Gigliotti, a convicted drug dealer, testified Wednesday that Volpe had called him to come from Chicago to Florida after the murder and pick up Anthony Carcione.

"He told me, your friend is crazy, he killed a fish in the pond," Gigliotti recalled. "He's got too much gold" to get through metal detectors at the airport.

Gigliotti said he drove his 1983 Lincoln to Valdosta, Ga. to rendezvous with Volpe and Carcione, then drove Carcione back to Chicago.

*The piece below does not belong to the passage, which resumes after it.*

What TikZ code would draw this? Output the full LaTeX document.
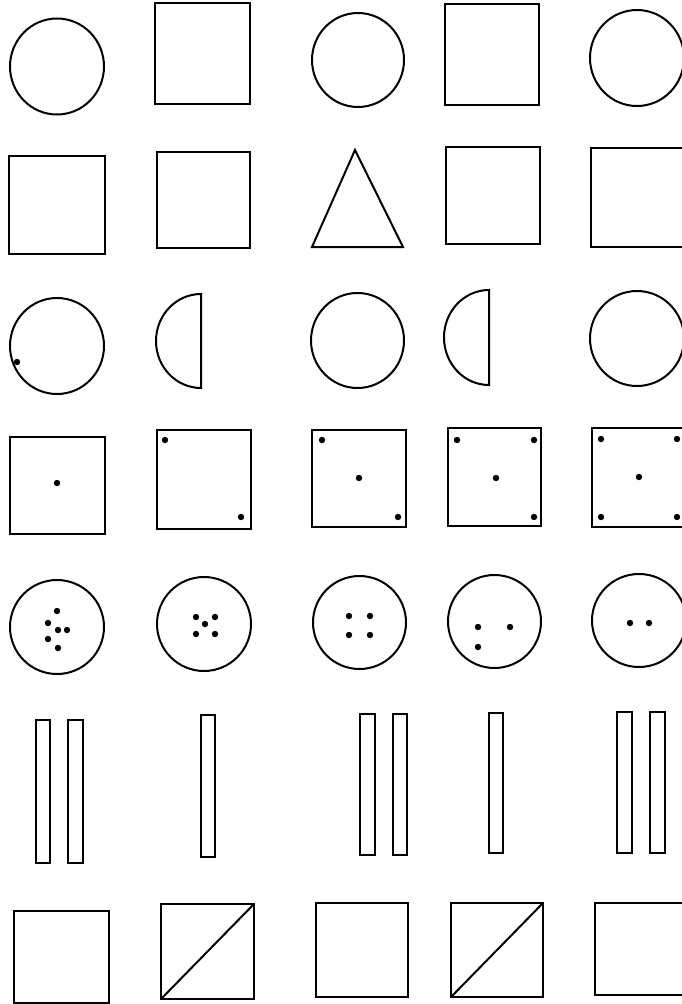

On the way back on I-75, Gigliotti said Carcione threw his shoes out the window, saying they might connect him to the scene of the crime.

Back in Chicago, Gigliotti dumped most of the jewelry, then fenced the eight-carat diamond through Rafidi for $30,000. Carcione was to get $10,000, and Gigliotti and Volpe were each to receive $7,000. But Gigliotti said when he made the split, he shorted Volpe by $3,000, saying, "He had screwed me in the past and I figured I'd get even."

Rafidi has pleaded to one federal charge and is facing a possible five-year prison sentence.

Gigliotti spent two months in jail on contempt charges after initially refusing to testify before a grand jury. He has now been given immunity for his testimony and faces no federal charges.